If only the country had elected Bill Shorten 3.5 years ago, we’d have been much further down that track!
“If only the country had elected Bill Shorten 3.5 years ago, we’d have been much further down that track!”
Yes, I think that’s true, but I don’t think that the Albanese government is doing as much as they could.
They could for example promise to electrify the Commonwealth car fleet, putting our money where their mouth is and lead by example.
If Albo and his Ministers swap their petrol BMWs for EVs that would send a pretty clear message of their priorities.
Agree, agree, agree!
“If Albo and his Ministers swap their petrol BMWs for EVs that would send a pretty clear message of their priorities.”
From the SMH today:
“Tax breaks to cut cost of electric cars
Electric vehicles are set to become up to $12,500 cheaper after the federal government reached a deal on new laws that are expected to accelerate the shift away from petrol and diesel cars.
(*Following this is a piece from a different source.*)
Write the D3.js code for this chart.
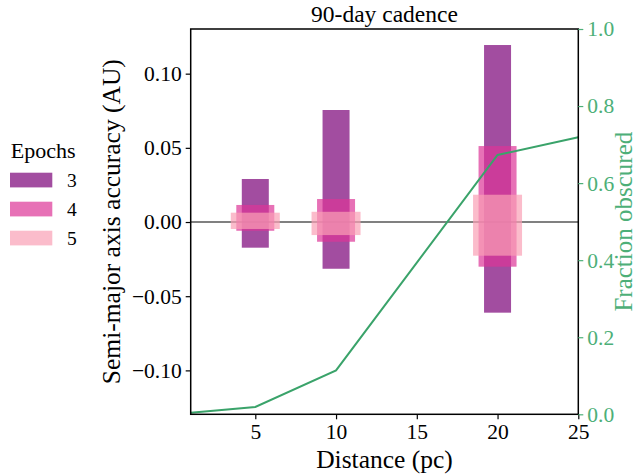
<!DOCTYPE html>
<html><head><meta charset="utf-8">
<script src="https://cdn.jsdelivr.net/npm/d3@7"></script>
<style>body{margin:0;background:#fff}svg{display:block}</style>
</head><body>
<script>
// ---- data ----
const distances = [5, 10, 20];
const epochLabels = ["3", "4", "5"];
const epoch3Low  = [-0.0173, -0.0315, -0.0611];
const epoch3High = [ 0.0290,  0.0755,  0.1193];
const epoch4Low  = [-0.0059, -0.0133, -0.0301];
const epoch4High = [ 0.0115,  0.0155,  0.0512];
const epoch5Low  = [-0.0047, -0.0088, -0.0227];
const epoch5High = [ 0.0063,  0.0069,  0.0184];
const fracDistances = [1, 5, 10, 20, 25];
const fracObscured  = [0.004, 0.019, 0.114, 0.673, 0.719];
const xTicks = [5, 10, 15, 20, 25];
const yTicks = [-0.10, -0.05, 0.00, 0.05, 0.10];
const y2Ticks = [0, 0.2, 0.4, 0.6, 0.8, 1.0];
const titleText = "90-day cadence";

// ---- layout ----
const W = 638, H = 474;
const L = 190.7, R = 578.3, T = 29, B = 414.3;
const colors = ["#7a0177", "#dd3497", "#fa9fb5"];
const barW = [27, 38, 49];
const green = "#3aa36a", greenText = "#4daf78";
const FONT = "'Liberation Serif', 'Times New Roman', Tinos, 'DejaVu Serif', serif";

const svg = d3.select("body").append("svg").attr("width", W).attr("height", H)
  .style("font-family", FONT);
const x = d3.scaleLinear().domain([1, 25]).range([L, R]);
const y = d3.scaleLinear().domain([-0.1296, 0.1301]).range([B, T]);
const y2 = d3.scaleLinear().domain([0, 1]).range([B, T]);

// zero line
svg.append("line").attr("x1", L).attr("x2", R).attr("y1", y(0)).attr("y2", y(0))
  .attr("stroke", "#808080").attr("stroke-width", 2);

// bars
const series = [[epoch3Low, epoch3High], [epoch4Low, epoch4High], [epoch5Low, epoch5High]];
series.forEach((s, k) => {
  svg.append("g").selectAll("rect").data(distances).join("rect")
    .attr("x", (d) => x(d) - barW[k] / 2)
    .attr("width", barW[k])
    .attr("y", (d, i) => y(s[1][i]))
    .attr("height", (d, i) => y(s[0][i]) - y(s[1][i]))
    .attr("fill", colors[k]).attr("fill-opacity", 0.7);
});

// fraction line
svg.append("path").datum(fracDistances.map((d, i) => [d, fracObscured[i]]))
  .attr("d", d3.line().x(d => x(d[0])).y(d => y2(d[1])))
  .attr("fill", "none").attr("stroke", green).attr("stroke-width", 2);

// frame
svg.append("rect").attr("x", L).attr("y", T).attr("width", R - L).attr("height", B - T)
  .attr("fill", "none").attr("stroke", "#000").attr("stroke-width", 1.5);

// axes
const fmtY = v => (v < 0 ? "\u2212" : "") + d3.format(".2f")(Math.abs(v));
const gL = svg.append("g").attr("transform", `translate(${L},0)`)
  .call(d3.axisLeft(y).tickValues(yTicks).tickFormat(fmtY).tickSize(5).tickPadding(4));
const gB = svg.append("g").attr("transform", `translate(0,${B})`)
  .call(d3.axisBottom(x).tickValues(xTicks).tickFormat(d3.format("d")).tickSize(5).tickPadding(4));
const gR = svg.append("g").attr("transform", `translate(${R},0)`)
  .call(d3.axisRight(y2).tickValues(y2Ticks).tickFormat(d3.format(".1f")).tickSize(5).tickPadding(4));
[gL, gB, gR].forEach(g => {
  g.attr("font-family", null).style("font-family", FONT);
  g.select(".domain").remove();
  g.selectAll("text").attr("font-size", 21.5).style("font-family", FONT);
  g.selectAll("line").attr("stroke-width", 1.2);
});
gR.selectAll("line").attr("stroke", greenText);
gR.selectAll("text").attr("fill", greenText);

// labels
svg.append("text").attr("x", (L + R) / 2).attr("y", 21.5).attr("text-anchor", "middle")
  .attr("font-size", 23.5).text(titleText);
svg.append("text").attr("x", (L + R) / 2).attr("y", 468).attr("text-anchor", "middle")
  .attr("font-size", 25.5).text("Distance (pc)");
svg.append("text").attr("transform", `translate(120,${(T + B) / 2}) rotate(-90)`)
  .attr("text-anchor", "middle").attr("font-size", 25.5).text("Semi-major axis accuracy (AU)");
svg.append("text").attr("transform", `translate(632,${(T + B) / 2}) rotate(-90)`)
  .attr("text-anchor", "middle").attr("font-size", 25).attr("fill", greenText).text("Fraction obscured");

// legend
svg.append("text").attr("x", 10.7).attr("y", 158.3).attr("font-size", 22).text("Epochs");
const legY = [172.7, 201.7, 230.7];
epochLabels.forEach((lab, k) => {
  svg.append("rect").attr("x", 10).attr("y", legY[k]).attr("width", 42.3).attr("height", 14.7)
    .attr("fill", colors[k]).attr("fill-opacity", 0.7);
  svg.append("text").attr("x", 67).attr("y", legY[k] + 14).attr("font-size", 19.5).text(lab);
});
</script>
</body></html>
The changes do not cut the retail prices, but will instead offer fringe benefits tax exemptions for vehicles under the luxury car tax threshold of $84,916.
This will make electric vehicles more attractive to businesses and workers that have cars included in remuneration packages, while boosting supply on the second-hand market. The Greens and independent senator David Pocock agreed to support the laws on the condition that the tax breaks only apply to plug-in hybrid vehicles until April 2025. The government also agreed to stop buying petrol and diesel vehicles and electrify its fleet.”